Cronin, meanwhile, is an experience performer with 56 caps for Ireland, and is on a high of his own after welcoming twin boys just days before Christmas with his wife Claire Mulcahy.
Sexton v Jackson
Leinster’s Jonny Sexton has been out for five weeks with a hamstring problem, but has been given the all-clear to return to the fold after coming through his rehabilitation unscathed, according to coach Leo Cullen.
Sexton will face fellow international fly-half Paddy Jackson. While Sexton might not be flying on all cylinders, the return of his masterful kicking is a huge plus for the home side, and will make Ulster wary of conceding soft penalties.

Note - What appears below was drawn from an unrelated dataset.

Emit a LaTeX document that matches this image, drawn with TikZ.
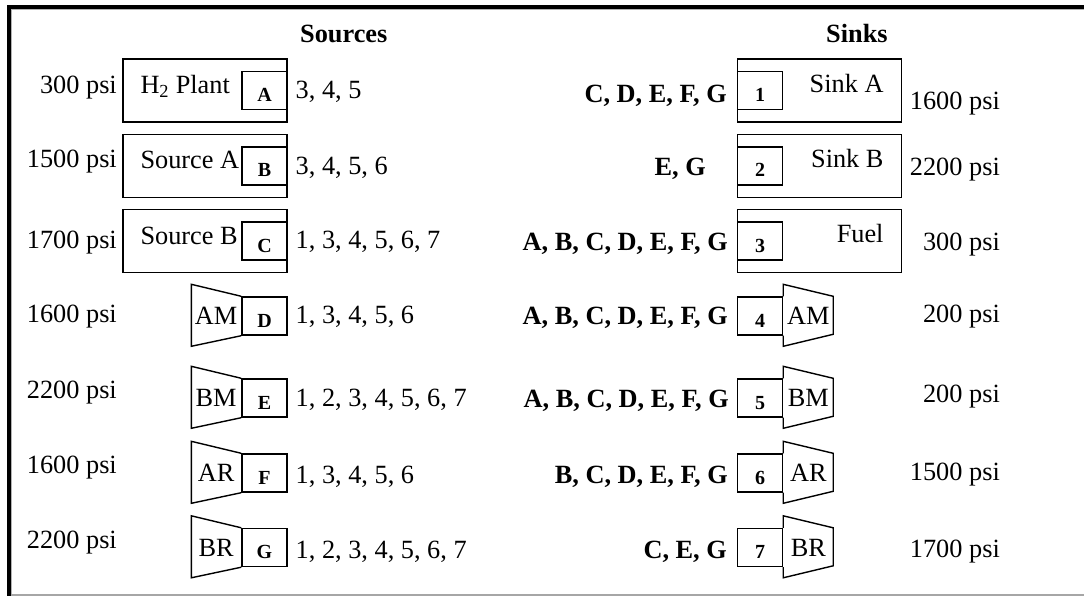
\documentclass[tikz,border=0pt]{standalone}
\usepackage{fontspec}
\setmainfont{Liberation Serif}
\usepackage{tikz}
\usetikzlibrary{positioning}
\newcommand{\rowfont}{\fontsize{26.3}{31}\selectfont}
\newcommand{\tagfont}{\fontsize{20}{24}\selectfont\bfseries}
\tikzstyle{unit}     = [rectangle, draw, line width=1.4pt, minimum width=164pt, minimum height=63pt, inner sep=0pt]
\tikzstyle{tag}      = [rectangle, draw, line width=1.4pt, minimum width=45pt, minimum height=38pt, inner sep=0pt, text height=22pt, text depth=0pt, font=\tagfont]
\tikzstyle{comp}     = [draw, line width=1.4pt]
\tikzstyle{compname} = [minimum width=50pt, inner sep=0pt]
\tikzstyle{unitname} = [inner sep=0pt]
\tikzstyle{psi}      = [inner sep=0pt]
\tikzstyle{links}    = [anchor=base west, inner sep=0pt]
\tikzstyle{feeds}    = [anchor=base east, inner sep=0pt, font=\rowfont\bfseries]
\tikzstyle{head}     = [anchor=base west, inner sep=0pt, font=\rowfont\bfseries]
\tikzstyle{frame}    = [line width=4pt]

\begin{document}
\begin{tikzpicture}[x=1pt, y=-1pt, font=\rowfont]
    \useasboundingbox (0,0) rectangle (1084,596);
    % border
    \draw[gray!60, line width=0.8pt] (11.4,596) -- (11.4,9.4) -- (1084,9.4);
    \draw[gray!70, line width=2pt] (9,595) -- (1084,595);
    \draw[frame] (9,596) -- (9,7) -- (1084,7);

    \node[head](srchead) at (300,43){Sources};
    \node[head](snkhead) at (826,43){Sinks};

    % sources
    \node[tag](tagA) at (264.5,90.5){A};
    \node[tag](tagB) at (264.5,166){B};
    \node[tag](tagC) at (264.5,241){C};
    \node[tag](tagD) at (264.5,316){D};
    \node[tag](tagE) at (264.5,398){E};
    \node[tag](tagF) at (264.5,473){F};
    \node[tag](tagG) at (264.5,547.5){G};
    \node[unit, anchor=east](srcA) at (tagA.east){};
    \node[unit, anchor=east](srcB) at (tagB.east){};
    \node[unit, anchor=east](srcC) at (tagC.east){};
    \node[unitname, anchor=base west](nameA) at ([shift={(18pt,-3pt)}]srcA.west){H\textsubscript{2} Plant};
    \node[unitname, anchor=base west](nameB) at ([shift={(18pt,-3pt)}]srcB.west){Source A};
    \node[unitname, anchor=base west](nameC) at ([shift={(18pt,-3pt)}]srcC.west){Source B};
    \draw[comp] (tagD.north west) -- ++(-50,-12) -- ++(0,62) -- (tagD.south west);
    \draw[comp] (tagE.north west) -- ++(-50,-12) -- ++(0,62) -- (tagE.south west);
    \draw[comp] (tagF.north west) -- ++(-50,-12) -- ++(0,62) -- (tagF.south west);
    \draw[comp] (tagG.north west) -- ++(-50,-12) -- ++(0,62) -- (tagG.south west);
    \node[compname, left=0pt of tagD](compD){AM};
    \node[compname, left=0pt of tagE](compE){BM};
    \node[compname, left=0pt of tagF](compF){AR};
    \node[compname, left=0pt of tagG](compG){BR};
    \node[psi, anchor=base east](psiA) at (117,94){300 psi};
    \node[psi, anchor=base east](psiB) at (117,168){1500 psi};
    \node[psi, anchor=base east](psiC) at (117,248){1700 psi};
    \node[psi, anchor=base east](psiD) at (117,322){1600 psi};
    \node[psi, anchor=base east](psiE) at (117,398){2200 psi};
    \node[psi, anchor=base east](psiF) at (117,473){1600 psi};
    \node[psi, anchor=base east](psiG) at (117,548){2200 psi};
    \node[links](toA) at (295.5,99){3, 4, 5};
    \node[links](toB) at (295.5,175){3, 4, 5, 6};
    \node[links](toC) at (295.5,248){1, 3, 4, 5, 6, 7};
    \node[links](toD) at (295.5,323){1, 3, 4, 5, 6};
    \node[links](toE) at (295.5,406){1, 2, 3, 4, 5, 6, 7};
    \node[links](toF) at (295.5,483){1, 3, 4, 5, 6};
    \node[links](toG) at (295.5,558){1, 2, 3, 4, 5, 6, 7};

    % sinks
    \node[tag](tag1) at (760,90.5){1};
    \node[tag](tag2) at (760,166){2};
    \node[tag](tag3) at (760,241){3};
    \node[tag](tag4) at (760,316){4};
    \node[tag](tag5) at (760,398){5};
    \node[tag](tag6) at (760,473){6};
    \node[tag](tag7) at (760,547.5){7};
    \node[unit, anchor=west](snk1) at (tag1.west){};
    \node[unit, anchor=west](snk2) at (tag2.west){};
    \node[unit, anchor=west](snk3) at (tag3.west){};
    \node[unitname, anchor=base east](name1) at ([shift={(-18.5pt,-2pt)}]snk1.east){Sink A};
    \node[unitname, anchor=base east](name2) at ([shift={(-18.5pt,-2pt)}]snk2.east){Sink B};
    \node[unitname, anchor=base east](name3) at ([shift={(-18.5pt,-2pt)}]snk3.east){Fuel};
    \draw[comp] (tag4.north east) -- ++(0,-12) -- ++(50,12) -- ++(0,38) -- ++(-50,12) -- (tag4.south east);
    \draw[comp] (tag5.north east) -- ++(0,-12) -- ++(50,12) -- ++(0,38) -- ++(-50,12) -- (tag5.south east);
    \draw[comp] (tag6.north east) -- ++(0,-12) -- ++(50,12) -- ++(0,38) -- ++(-50,12) -- (tag6.south east);
    \draw[comp] (tag7.north east) -- ++(0,-12) -- ++(50,12) -- ++(0,38) -- ++(-50,12) -- (tag7.south east);
    \node[compname, right=0pt of tag4](comp4){AM};
    \node[compname, right=0pt of tag5](comp5){BM};
    \node[compname, right=0pt of tag6](comp6){AR};
    \node[compname, right=0pt of tag7](comp7){BR};
    \node[psi, anchor=base east](psi1) at (1000,110){1600 psi};
    \node[psi, anchor=base east](psi2) at (1000,176){2200 psi};
    \node[psi, anchor=base east](psi3) at (1000,250){300 psi};
    \node[psi, anchor=base east](psi4) at (1000,322){200 psi};
    \node[psi, anchor=base east](psi5) at (1000,402){200 psi};
    \node[psi, anchor=base east](psi6) at (1000,480){1500 psi};
    \node[psi, anchor=base east](psi7) at (1000,557){1700 psi};
    \node[feeds](from1) at (727,103){C, D, E, F, G};
    \node[feeds](from2) at (706,176){E, G};
    \node[feeds](from3) at (728,251){A, B, C, D, E, F, G};
    \node[feeds](from4) at (728,324){A, B, C, D, E, F, G};
    \node[feeds](from5) at (729,407){A, B, C, D, E, F, G};
    \node[feeds](from6) at (728,483){B, C, D, E, F, G};
    \node[feeds](from7) at (727,558){C, E, G};
\end{tikzpicture}
\end{document}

However, the visitors have an extremely talented number 10 themselves, with Jackson steadily establishing himself as a genuine internationally class player.
If the game is scrappy, it could be decided on kicks.
Back row vs Back row
Leinster look to have the edge on the back row of the scrum, and can call on the likes of international talents like Sean O’Brien, Jamie Heaslip, Jordi Murphy, Josh van der Flier and Rhys Ruddock.
The experience and talent at Leinster’s disposal could be key in the scrum and ball carrying.
Ulster have their own big hitters in Marcel Coetzee and Chris Henry, but they will have to pull off a tremendous display to get the better of their opposite numbers.